Advocates Cast Doubt on Impact of Sanctions Evasion Whistleblower Rewards Act

USAA Whistleblower

U.S. Senators Sheldon Whitehouse (D-RI) and James Risch (R-ID) and Representatives Joe Wilson (R-SC) and Dean Phillips (D-MN) announced their introduction of the bipartisan “Sanctions Evasion Whistleblower Rewards Act” on June 21. In Senator Whitehouse’s press release, the representatives touted the bill as “legislation that would protect national security by offering rewards for information leading to the arrest or conviction of sanctions evaders.” Leading whistleblower advocates cast doubt on the impact of the legislation due to its language and construction.

The bill would amend the State Department Basic Authorities Act of 1956, and more specifically the “Rewards for Justice” program within the Act that was passed in 1984. The Rewards for Justice program was originally passed as part of the Act to Combat International Terrorism which created reward incentives for people providing the U.S. government with knowledge of terrorist acts or crimes. The program has since been updated to authorize rewards for sharing knowledge with the government about crimes relating to foreign interference in U.S. elections, malicious cyber activity, and North Korea. Should the Sanctions Evasion Whistleblower Rewards Act pass, sanction evasion would be added to that short list of eligible crimes.

According to the Rewards for Justice website, the U.S. government, through the State Department, has “paid in excess of $200 million to more than 100 people who provided actionable information that brought terrorists to justice, disrupted terrorist attacks or financing, or disrupted financial mechanisms of those engaged in illegal activities to support the North Korean regime.”

The Rewards for Justice program faces inherent challenges of remaining highly confidential and focusing on a narrow list of desired information.
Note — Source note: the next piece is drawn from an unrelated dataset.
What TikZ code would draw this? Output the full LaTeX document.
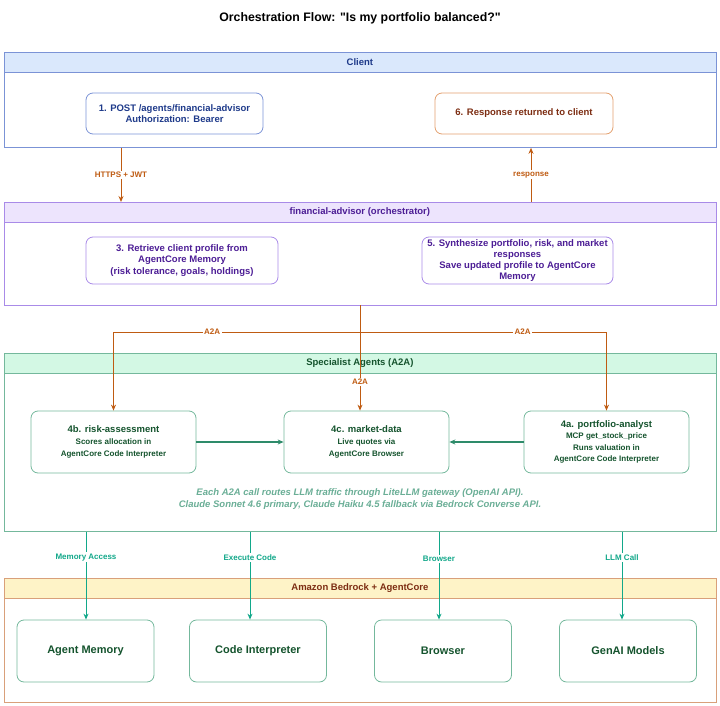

Nevertheless, the structure of the program is missing key elements that have been identified over the past thirty years as the best practices for whistleblower reward laws. Whereas the whistleblower provision of the Dodd-Frank Act guarantees the whistleblower between ten and thirty percent of the penalties that they help the government recover, the Rewards for Justice program guarantees nothing, even if the relator gave the government original information leading to a key enforcement action. Under Rewards for Justice all discretion is left to the Secretary of State.

Whistleblower advocates believe that there is space for improvement in the national security sector. According to Stephen M. Kohn, Chair of the Board of the National Whistleblower Center and author of Rules for Whistleblowers, “Congress should enact a State Department administered law that follows the highly successful criteria of Dodd-Frank. That is, one with anonymous and confidential reporting and mandatory rewards in the ten to thirty percent range. Voluntary and discretionary programs have universally failed to incentivize whistleblowers to step forward and have had a minimum or negligent effect on deterring crime. Congress knows how to get this right, and the State Department badly needs a Dodd-Frank style whistleblower law to fight corruption.”

Adding “evasion of sanctions” to the existing eligible criteria of the Rewards for Justice program may have a positive impact on incentivizing whistleblowers who know information about money being laundered out of Russia. Anyone in such a position, however, might also look to Congress’ recently passed Anti-Money Laundering Whistleblower Improvement Act, which guarantees the whistleblower a minimum of 10% of the evaded sanctions they help the U.S. Government uncover. For Congress to really strengthen the State Department’s ability to enforce crimes around the globe, they will likely find success the same way other whistleblower programs have: by setting award minimums, eliminating award caps, and guaranteeing confidentiality.